Born in a barrio outside Havana, Cuba in 1921, Candido de Guerra Camero learned to play the string bass as a child. He also heard and enjoyed American recordings of drummers Max Roach and Kenny Clarke, but he says Spanish and Portugese folk influences seeped into his soul. At 14 he started playing the bongos and also learned to play the tres, a Cuban mandolin, and acoustic bass. Before long he landed a job as a drummer in the house band at Havanna radio station CMQ. He was also the conga drummer for Havana’s Tropicana Nightclub in Havana.

Candido, as he known around the world, got his first American gig at the Clover Club in Miami and then moved to New York City at the suggestion of his friend, Dizzy Gillepsie, who he aslo recorded with. He made his first New York appearance in 1946 in a musical revue at the Plymouth Theatre on Broadway and he eventually became a very popular television performer. He also formed his own band and toured extensively in Venezuela, the Dominican Republic, Puerto Rico, Miami and New York.

Candido is widely regarded as the most famous and innovative bongo/conga drummer in the history of jazz, credited with being the first percussionist to play multiple conga drums simultaneously. He also popularized the bongo drum in America during the 1960s and 70s, when he was considered the most active Latin percussionist in the world. During this time, he played with Lena Horne, Patti Page, Tony Bennett, Doc Severinsen, Tito Puento and all the famous big bands. He also managed to release 16 albums. His range of style was enormous: pop, rock, R&B, Afro-Cuban dance music, Latin jazz,  bop, boogaloo, world fusion, even disco.
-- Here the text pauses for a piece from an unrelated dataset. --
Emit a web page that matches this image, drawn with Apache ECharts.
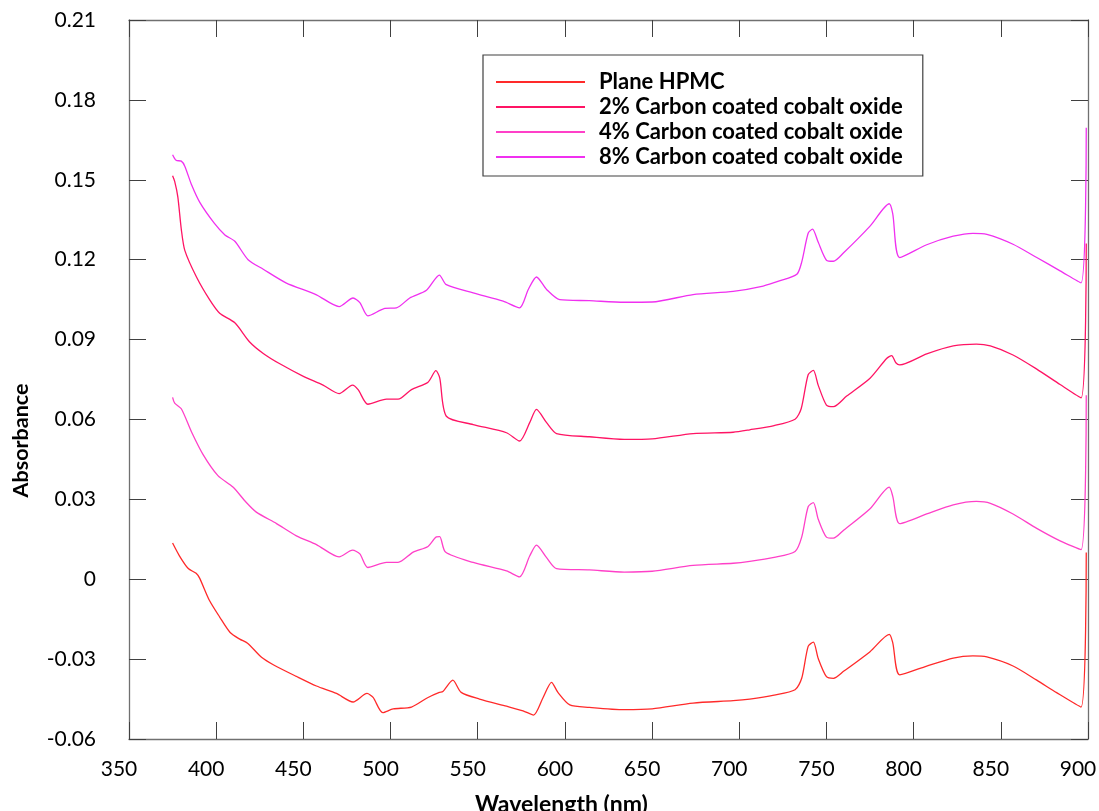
<!DOCTYPE html>
<html>
<head>
<meta charset="utf-8">
<script src="https://cdn.jsdelivr.net/npm/echarts@6/dist/echarts.min.js"></script>
<style>
html,body{margin:0;padding:0;background:#fff;}
#chart{width:1099px;height:811px;}
</style>
</head>
<body>
<div id="chart"></div>
<script>
const seriesNames = ['Plane HPMC', '2% Carbon coated cobalt oxide', '4% Carbon coated cobalt oxide', '8% Carbon coated cobalt oxide'];
const xTicks = [350, 400, 450, 500, 550, 600, 650, 700, 750, 800, 850, 900];
const yTicks = [-0.06, -0.03, 0, 0.03, 0.06, 0.09, 0.12, 0.15, 0.18, 0.21];

const wlPlane = [375, 379, 384, 388.5, 390.5, 396, 402, 408, 413.5, 418, 426, 433, 446, 457.5, 469, 478.5, 486.5, 490, 495.5, 501.5, 512, 521.5, 528, 530, 535.7, 540.5, 551, 566.5, 576, 582, 587.5, 592.3, 596, 602.8, 614, 634, 650, 673.5, 696.5, 706, 720, 732, 735.8, 739.5, 742.5, 745.3, 750, 754, 760, 775, 786, 788, 792, 807.5, 822.7, 834, 842, 857, 870.6, 882, 896, 899];
const absPlane = [0.0136, 0.0087, 0.0040, 0.0022, 0.0004, -0.0078, -0.0142, -0.0200, -0.0225, -0.0240, -0.0293, -0.0322, -0.0365, -0.0401, -0.0429, -0.0461, -0.0429, -0.0444, -0.0501, -0.0487, -0.0480, -0.0444, -0.0425, -0.0422, -0.0379, -0.0425, -0.0450, -0.0477, -0.0494, -0.0510, -0.0444, -0.0387, -0.0425, -0.0472, -0.0481, -0.0490, -0.0487, -0.0465, -0.0456, -0.0450, -0.0435, -0.0415, -0.0372, -0.0252, -0.0236, -0.0298, -0.0366, -0.0372, -0.0345, -0.0272, -0.0207, -0.0238, -0.0359, -0.0326, -0.0296, -0.0288, -0.0292, -0.0326, -0.0379, -0.0426, -0.0480, 0.0100];

const wl2 = [375, 376.2, 378, 380, 382, 388.7, 396.3, 402, 410.7, 419.2, 427, 436.5, 450, 461.3, 470.5, 478.2, 481.4, 487, 497.7, 504.3, 512, 521.5, 526, 528.2, 532, 547.4, 566.5, 574, 579.8, 583.7, 589.5, 595.2, 614, 634, 650, 673.5, 696.5, 706, 720, 732, 735.5, 739.5, 742.5, 745.3, 750, 754, 761.6, 775, 784.5, 787.4, 789.8, 792, 807.5, 822.7, 836, 844, 857, 870.6, 884, 896, 899];
const abs2 = [0.1515, 0.1494, 0.1436, 0.1314, 0.1235, 0.1135, 0.1049, 0.0999, 0.0963, 0.0891, 0.0848, 0.0809, 0.0762, 0.0729, 0.0697, 0.0729, 0.0712, 0.0657, 0.0676, 0.0676, 0.0712, 0.0740, 0.0783, 0.0756, 0.0612, 0.0581, 0.0550, 0.0519, 0.0588, 0.0638, 0.0588, 0.0547, 0.0535, 0.0525, 0.0527, 0.0547, 0.0552, 0.0561, 0.0577, 0.0601, 0.0640, 0.0768, 0.0784, 0.0728, 0.0654, 0.0648, 0.0688, 0.0755, 0.0829, 0.0840, 0.0813, 0.0805, 0.0846, 0.0876, 0.0883, 0.0876, 0.0842, 0.0789, 0.0731, 0.0681, 0.1261];

const wl4 = [375, 376.2, 380, 385.8, 392.5, 401, 409.6, 417.3, 423, 434.6, 446, 457.5, 470.5, 478.2, 482.4, 487, 497.7, 504.3, 513, 521.5, 526.3, 528.2, 531.5, 547.4, 566.5, 574, 579.8, 583.7, 589.5, 595.2, 614, 634, 650, 673.5, 696.5, 706, 720, 732, 735.8, 739.5, 742.5, 745.3, 750, 754, 760, 775, 786, 788, 792, 807.5, 822.7, 836, 844, 857, 870.6, 884, 896, 899];
const abs4 = [0.0683, 0.0661, 0.0640, 0.0554, 0.0468, 0.0389, 0.0346, 0.0288, 0.0252, 0.0209, 0.0163, 0.0130, 0.0084, 0.0109, 0.0095, 0.0044, 0.0063, 0.0063, 0.0102, 0.0123, 0.0159, 0.0160, 0.0102, 0.0063, 0.0031, 0.0009, 0.0087, 0.0128, 0.0081, 0.0040, 0.0035, 0.0027, 0.0030, 0.0052, 0.0060, 0.0067, 0.0082, 0.0104, 0.0158, 0.0272, 0.0288, 0.0225, 0.0158, 0.0154, 0.0185, 0.0265, 0.0346, 0.0312, 0.0209, 0.0245, 0.0279, 0.0292, 0.0285, 0.0245, 0.0191, 0.0144, 0.0111, 0.0691];

const wl8 = [375, 377, 380, 382, 386, 390.6, 399, 405, 410.7, 418.3, 427, 440, 457.5, 470.5, 478.5, 482.4, 487, 496.7, 503.4, 511, 520.6, 528, 532, 547.4, 564.6, 574, 579, 583.7, 589.5, 597, 614, 634, 650, 673.5, 696.5, 713.7, 723, 733, 735.8, 739.5, 742, 745.3, 750, 754, 759.7, 775, 786, 788, 792, 807.5, 822.7, 834, 842, 857, 870.6, 884, 896, 899];
const abs8 = [0.1594, 0.1573, 0.1570, 0.1551, 0.1479, 0.1415, 0.1336, 0.1293, 0.1269, 0.1200, 0.1164, 0.1113, 0.1068, 0.1024, 0.1056, 0.1039, 0.0989, 0.1017, 0.1019, 0.1056, 0.1085, 0.1142, 0.1106, 0.1075, 0.1044, 0.1019, 0.1088, 0.1135, 0.1088, 0.1050, 0.1046, 0.1040, 0.1041, 0.1069, 0.1081, 0.1101, 0.1120, 0.1145, 0.1191, 0.1299, 0.1315, 0.1265, 0.1198, 0.1194, 0.1225, 0.1326, 0.1410, 0.1373, 0.1208, 0.1256, 0.1288, 0.1299, 0.1295, 0.1258, 0.1208, 0.1158, 0.1113, 0.1695];

const colors = ['#ff2a2a', '#ff1464', '#ff40c8', '#f030f0'];

function zip(xs, ys) { return xs.map((x, i) => [x, ys[i]]); }
const allData = [zip(wlPlane, absPlane), zip(wl2, abs2), zip(wl4, abs4), zip(wl8, abs8)];

const FONT = 'Lato';
const chart = echarts.init(document.getElementById('chart'), null, {renderer: 'canvas'});

const tickCommon = {show: true, inside: true, length: 17, lineStyle: {color: '#404040', width: 1}};
const lineCommon = {show: true, onZero: false, lineStyle: {color: '#707070', width: 1.3}};

chart.setOption({
  animation: false,
  backgroundColor: '#ffffff',
  grid: {left: 129, right: 11, top: 20, bottom: 72, containLabel: false, outerBoundsMode: 'none'},
  legend: {
    show: true,
    orient: 'vertical',
    left: 483,
    top: 55,
    padding: [16, 20, 8, 12],
    itemGap: 3,
    itemWidth: 89,
    itemHeight: 22,
    borderColor: '#404040',
    borderWidth: 1.2,
    borderRadius: 0,
    data: seriesNames,
    itemStyle: {opacity: 0},
    textStyle: {fontFamily: FONT, fontSize: 22, fontWeight: 'bold', color: '#000', padding: [6, 0, 0, 9]}
  },
  xAxis: [{
    type: 'value', min: xTicks[0], max: xTicks[xTicks.length - 1], interval: 50, position: 'bottom',
    axisLine: lineCommon, axisTick: tickCommon, splitLine: {show: false},
    axisLabel: {fontFamily: FONT, fontSize: 21, color: '#000', margin: 20, padding: [0, 20, 0, 0]},
    name: 'Wavelength (nm)', nameLocation: 'middle', nameGap: 54,
    nameTextStyle: {fontFamily: FONT, fontSize: 23, fontWeight: 'bold', color: '#000', padding: [0, 94, 0, 0]}
  }, {
    type: 'value', min: xTicks[0], max: xTicks[xTicks.length - 1], interval: 50, position: 'top',
    axisLine: lineCommon, axisTick: tickCommon, splitLine: {show: false}, axisLabel: {show: false}
  }],
  yAxis: [{
    type: 'value', min: yTicks[0], max: yTicks[yTicks.length - 1], interval: 0.03, position: 'left',
    axisLine: lineCommon, axisTick: tickCommon, splitLine: {show: false},
    axisLabel: {fontFamily: FONT, fontSize: 21, color: '#000', margin: 33,
      formatter: v => Math.abs(v) < 1e-9 ? '0' : v.toFixed(2)},
    name: 'Absorbance', nameLocation: 'middle', nameGap: 97, nameRotate: 90,
    nameTextStyle: {fontFamily: FONT, fontSize: 21.5, fontWeight: 'bold', color: '#000', padding: [0, 122, 0, 0]}
  }, {
    type: 'value', min: yTicks[0], max: yTicks[yTicks.length - 1], interval: 0.03, position: 'right',
    axisLine: lineCommon, axisTick: tickCommon, splitLine: {show: false}, axisLabel: {show: false}
  }],
  series: seriesNames.map((name, i) => ({
    name: name,
    type: 'line',
    xAxisIndex: 0,
    yAxisIndex: 0,
    data: allData[i],
    showSymbol: false,
    symbol: 'none',
    smooth: 0.25,
    color: colors[i],
    lineStyle: {color: colors[i], width: 1.3}
  }))
});
</script>
</body>
</html>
The drum master performed well into his 80s and received many honors during his long career, including the National Endowment for the Arts Jazz Masters Award in 2008. As a little boy from a Cuban barrio, Candido could scarcely have imagined the life that lay ahead for him. Today, at age 94, Candido is on the receiving end of worldwide admiration, and the acknowledgement that his musical innovations permanently changed percussion.